2. I like the idea of my younger children being under the influence of the adults that I know at Trinity, such as David and Susan, Tamara and Van, Steve and Martha, etc. I also would like to encourage their friendsuips with other homeschooling, conservative, courtship-minded families and their children.

3. I enjoy the worship time at TEFC, probably because I’m tired of the service at HPBC.

4. I have a great deal of respect for the leadership at TEFC and the things I have heard about the way they do things in that church family. I like what Martha told me about Krystal’s baptism and about the way some other situations and problems in the church were handled.

5. I am struck often by the superficiality of much of the teaching at HPBC. I still don’t understand why Tony was asked not to finish the series of lessons thaat he had planned on people’s response to September 11th. I can’t believe some of the things that my children tell me that they hear in Sunday School. (One child’s teacher congratulated them on being almost 17 so that they could go to R rated movies. Another teacher told them that Catholics aren’t Christians. Several children tell me that they don’t learn anything at church. Many of the people at HPBC are committed to Christ, but the material taught especially to the children is very light and fluffy.)

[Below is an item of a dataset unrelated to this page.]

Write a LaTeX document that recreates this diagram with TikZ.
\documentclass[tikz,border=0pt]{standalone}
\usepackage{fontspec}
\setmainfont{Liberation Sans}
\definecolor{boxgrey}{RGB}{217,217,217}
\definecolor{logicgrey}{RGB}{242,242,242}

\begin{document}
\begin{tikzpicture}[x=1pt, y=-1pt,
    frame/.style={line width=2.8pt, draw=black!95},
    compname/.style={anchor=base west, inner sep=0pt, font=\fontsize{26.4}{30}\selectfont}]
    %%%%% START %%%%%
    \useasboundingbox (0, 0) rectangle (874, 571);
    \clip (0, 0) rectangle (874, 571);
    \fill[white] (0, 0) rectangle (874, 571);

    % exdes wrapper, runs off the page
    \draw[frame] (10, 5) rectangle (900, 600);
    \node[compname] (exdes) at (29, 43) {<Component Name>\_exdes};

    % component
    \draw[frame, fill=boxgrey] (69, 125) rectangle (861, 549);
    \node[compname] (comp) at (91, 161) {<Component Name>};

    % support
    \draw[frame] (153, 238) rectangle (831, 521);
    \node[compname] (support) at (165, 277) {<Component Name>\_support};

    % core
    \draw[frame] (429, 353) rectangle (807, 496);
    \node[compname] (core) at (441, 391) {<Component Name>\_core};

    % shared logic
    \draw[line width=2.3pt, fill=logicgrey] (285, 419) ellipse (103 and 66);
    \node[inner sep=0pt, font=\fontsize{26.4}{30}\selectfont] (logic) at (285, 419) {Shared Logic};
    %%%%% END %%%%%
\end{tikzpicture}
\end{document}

6. Heidi doesn’t want to go to HPBC anymore for some reason. (Of course, she doesn’t want to go to TEFC either. She waqnts to go to church with her friends from dance.) Emily would like to move to TEFC, and next August would be a good time just before she moves into the youth group. Miriam, Isaac, and Bethany all have friends there. Our children would also enjoy AWANAS at TEFC.

Reasons to stay:

1. We have to stay until at least August 2004 because we are committed to teach fifth graders in Sunday School

2. I am concerned about Heidi’s lack of commitment to our church and her possibly frivolous reasons for wanting to go to Haley’s church. I am afraid that by leaving HPBC we may unintentionally reinforce the idea that you choose a church family like you choose a place to shop or a club to join. You find out where you feel comfortable and where your favorite people are, and then you go there. If you get tired of one church or mad at the preacher or unhappy with this program or that, you go somewhere else. I believe that the reasons for choosing a church or for changing churches have to be much more significant than those, and I don’t know if the Lord is truly telling us to move or if we’re just feeling restless.

3. Christopher absolutely refuses to consider leaving HPBC. He says that the only place he has any friiends is HPBC, and I think he is learning something from Jason’s teaching.

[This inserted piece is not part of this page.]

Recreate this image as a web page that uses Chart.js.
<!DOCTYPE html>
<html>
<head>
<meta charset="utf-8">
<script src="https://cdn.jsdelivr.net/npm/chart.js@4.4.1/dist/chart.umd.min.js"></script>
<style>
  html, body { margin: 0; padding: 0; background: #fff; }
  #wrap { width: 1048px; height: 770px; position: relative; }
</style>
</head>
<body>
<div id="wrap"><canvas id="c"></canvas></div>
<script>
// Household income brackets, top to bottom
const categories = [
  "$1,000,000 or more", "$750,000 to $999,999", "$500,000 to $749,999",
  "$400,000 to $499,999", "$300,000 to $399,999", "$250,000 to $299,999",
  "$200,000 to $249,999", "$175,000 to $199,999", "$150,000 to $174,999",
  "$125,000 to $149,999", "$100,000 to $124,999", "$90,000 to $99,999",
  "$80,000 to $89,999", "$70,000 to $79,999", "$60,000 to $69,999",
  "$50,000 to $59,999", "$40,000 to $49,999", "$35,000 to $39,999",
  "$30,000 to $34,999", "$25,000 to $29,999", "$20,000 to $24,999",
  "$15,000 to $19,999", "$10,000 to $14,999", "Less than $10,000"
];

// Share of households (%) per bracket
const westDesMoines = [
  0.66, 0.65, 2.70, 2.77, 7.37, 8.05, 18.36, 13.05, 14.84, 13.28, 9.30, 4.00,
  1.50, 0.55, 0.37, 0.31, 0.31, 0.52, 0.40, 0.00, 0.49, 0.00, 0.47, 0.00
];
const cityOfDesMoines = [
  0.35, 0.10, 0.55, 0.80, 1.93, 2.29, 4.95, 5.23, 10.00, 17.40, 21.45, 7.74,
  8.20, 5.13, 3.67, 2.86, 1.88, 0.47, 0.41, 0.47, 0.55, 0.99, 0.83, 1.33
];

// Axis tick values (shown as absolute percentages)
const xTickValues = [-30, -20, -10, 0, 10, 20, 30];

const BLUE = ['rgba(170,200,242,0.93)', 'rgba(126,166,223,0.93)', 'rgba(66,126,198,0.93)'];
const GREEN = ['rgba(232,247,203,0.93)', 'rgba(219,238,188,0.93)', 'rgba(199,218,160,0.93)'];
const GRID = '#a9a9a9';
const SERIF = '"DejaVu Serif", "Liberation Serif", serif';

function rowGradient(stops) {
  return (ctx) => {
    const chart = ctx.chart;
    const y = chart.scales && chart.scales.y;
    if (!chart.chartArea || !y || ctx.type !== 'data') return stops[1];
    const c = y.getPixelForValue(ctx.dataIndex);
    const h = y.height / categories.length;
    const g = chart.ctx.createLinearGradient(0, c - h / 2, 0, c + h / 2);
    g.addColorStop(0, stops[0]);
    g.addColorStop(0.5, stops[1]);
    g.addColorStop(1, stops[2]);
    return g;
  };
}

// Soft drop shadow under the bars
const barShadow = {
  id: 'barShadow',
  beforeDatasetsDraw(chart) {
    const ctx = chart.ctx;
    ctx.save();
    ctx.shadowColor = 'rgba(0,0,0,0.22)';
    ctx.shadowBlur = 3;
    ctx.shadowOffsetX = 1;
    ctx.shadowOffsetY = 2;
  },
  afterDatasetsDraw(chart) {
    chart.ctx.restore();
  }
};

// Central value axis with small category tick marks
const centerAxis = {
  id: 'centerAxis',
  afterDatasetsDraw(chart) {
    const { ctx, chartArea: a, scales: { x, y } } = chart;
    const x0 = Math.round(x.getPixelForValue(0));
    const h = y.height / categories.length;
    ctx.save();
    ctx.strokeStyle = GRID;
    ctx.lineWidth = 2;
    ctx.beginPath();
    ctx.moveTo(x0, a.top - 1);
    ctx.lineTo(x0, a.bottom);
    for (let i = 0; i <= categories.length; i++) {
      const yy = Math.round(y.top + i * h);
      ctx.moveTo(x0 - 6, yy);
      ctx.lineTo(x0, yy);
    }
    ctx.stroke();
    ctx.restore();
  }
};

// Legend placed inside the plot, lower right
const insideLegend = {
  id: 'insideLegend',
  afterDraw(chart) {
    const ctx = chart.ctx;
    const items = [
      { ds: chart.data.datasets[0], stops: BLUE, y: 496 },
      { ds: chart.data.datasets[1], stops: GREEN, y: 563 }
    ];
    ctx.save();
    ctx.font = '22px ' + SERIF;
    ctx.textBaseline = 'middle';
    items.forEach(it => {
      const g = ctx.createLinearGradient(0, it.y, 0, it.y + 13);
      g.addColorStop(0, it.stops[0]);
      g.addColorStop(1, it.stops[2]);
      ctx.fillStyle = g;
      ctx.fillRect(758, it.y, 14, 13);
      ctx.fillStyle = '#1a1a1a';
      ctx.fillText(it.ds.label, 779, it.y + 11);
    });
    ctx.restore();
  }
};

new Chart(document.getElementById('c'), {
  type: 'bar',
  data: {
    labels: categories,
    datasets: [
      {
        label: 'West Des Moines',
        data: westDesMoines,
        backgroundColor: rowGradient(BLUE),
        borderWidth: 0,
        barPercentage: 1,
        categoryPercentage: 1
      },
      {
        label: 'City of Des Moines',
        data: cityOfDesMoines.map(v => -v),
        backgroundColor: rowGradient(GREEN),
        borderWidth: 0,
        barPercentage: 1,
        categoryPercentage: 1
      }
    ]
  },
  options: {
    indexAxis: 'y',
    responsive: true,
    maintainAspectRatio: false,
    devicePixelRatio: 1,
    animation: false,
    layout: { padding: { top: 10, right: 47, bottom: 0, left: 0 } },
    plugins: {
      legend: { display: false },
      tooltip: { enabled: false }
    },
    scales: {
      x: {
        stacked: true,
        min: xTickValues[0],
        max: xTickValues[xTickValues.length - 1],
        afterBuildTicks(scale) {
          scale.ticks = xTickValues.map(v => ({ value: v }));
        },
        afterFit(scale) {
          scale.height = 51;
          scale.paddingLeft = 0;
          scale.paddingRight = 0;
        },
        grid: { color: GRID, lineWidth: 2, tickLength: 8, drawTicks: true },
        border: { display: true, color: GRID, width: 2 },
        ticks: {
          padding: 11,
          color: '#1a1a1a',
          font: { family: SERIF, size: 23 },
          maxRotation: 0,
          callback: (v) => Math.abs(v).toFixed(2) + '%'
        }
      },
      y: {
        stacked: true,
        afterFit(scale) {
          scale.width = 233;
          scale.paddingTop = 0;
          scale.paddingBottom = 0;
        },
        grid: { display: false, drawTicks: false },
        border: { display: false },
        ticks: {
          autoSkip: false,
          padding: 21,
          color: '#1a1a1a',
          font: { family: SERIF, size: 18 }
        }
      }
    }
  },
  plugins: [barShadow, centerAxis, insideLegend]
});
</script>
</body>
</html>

4. We’ve been at HPBC for almost twenty years. We have a relationship with that church family that will be impossible to re-create. These people have seen all our children born, seen us through tragedy, celebrated with us. It’s almost like breaking up a family.

5. The preaching is theologically sound and Baptist. I really think I believe what Baptist believe—even if I might like the worship style somewhere else (not going to TEFC for the high church worship style either.) I don’t know if I believe what the evangelical free church believes even though I’ve checked it out some and it seems to be very baptistic. I also like Southern Baptist traditions and concepts: the emphasis on missions, the cooperative program, Lottie Moon, Bible drill (which we’re not doing anyway), etc.

6. The grass always looks greener on the other side, but what happens a few years down the road if the pastor of TEFC moves and the make-up of the church changes, and the people we went there to be close to move away or leave? Is God leading us to a new churchfor bette r or for worse? Or will we be church hopping again in a few years?

7. Maybe we’re supposed to be at HPBC for a reason. I don’t really feel like I have much influence over anyone in that church, but maybe I don’t know. I would like to think that our being there could influence someone to try homeschooling or to pray about the number of children that God wants them to have or to “kiss dating good-bye” or just to think more deeply about their faith and what it means to live Christianly in this society. However, I’m afraid that our being at HPBC may have the opposite effect of causing our children to abandon these concepts before they’ve even tried them. If your Bible study teachers at church hardly ever require you to think and if the Christians you see all the time at church don’t see any problem with public schooling or with birth control or with serial dating, then why would our children think these things are worth being concerned about.

SO..o..o..o, I don’t have it figured out, and I wish someone would help me. Maybe my husband has some ideas about these things???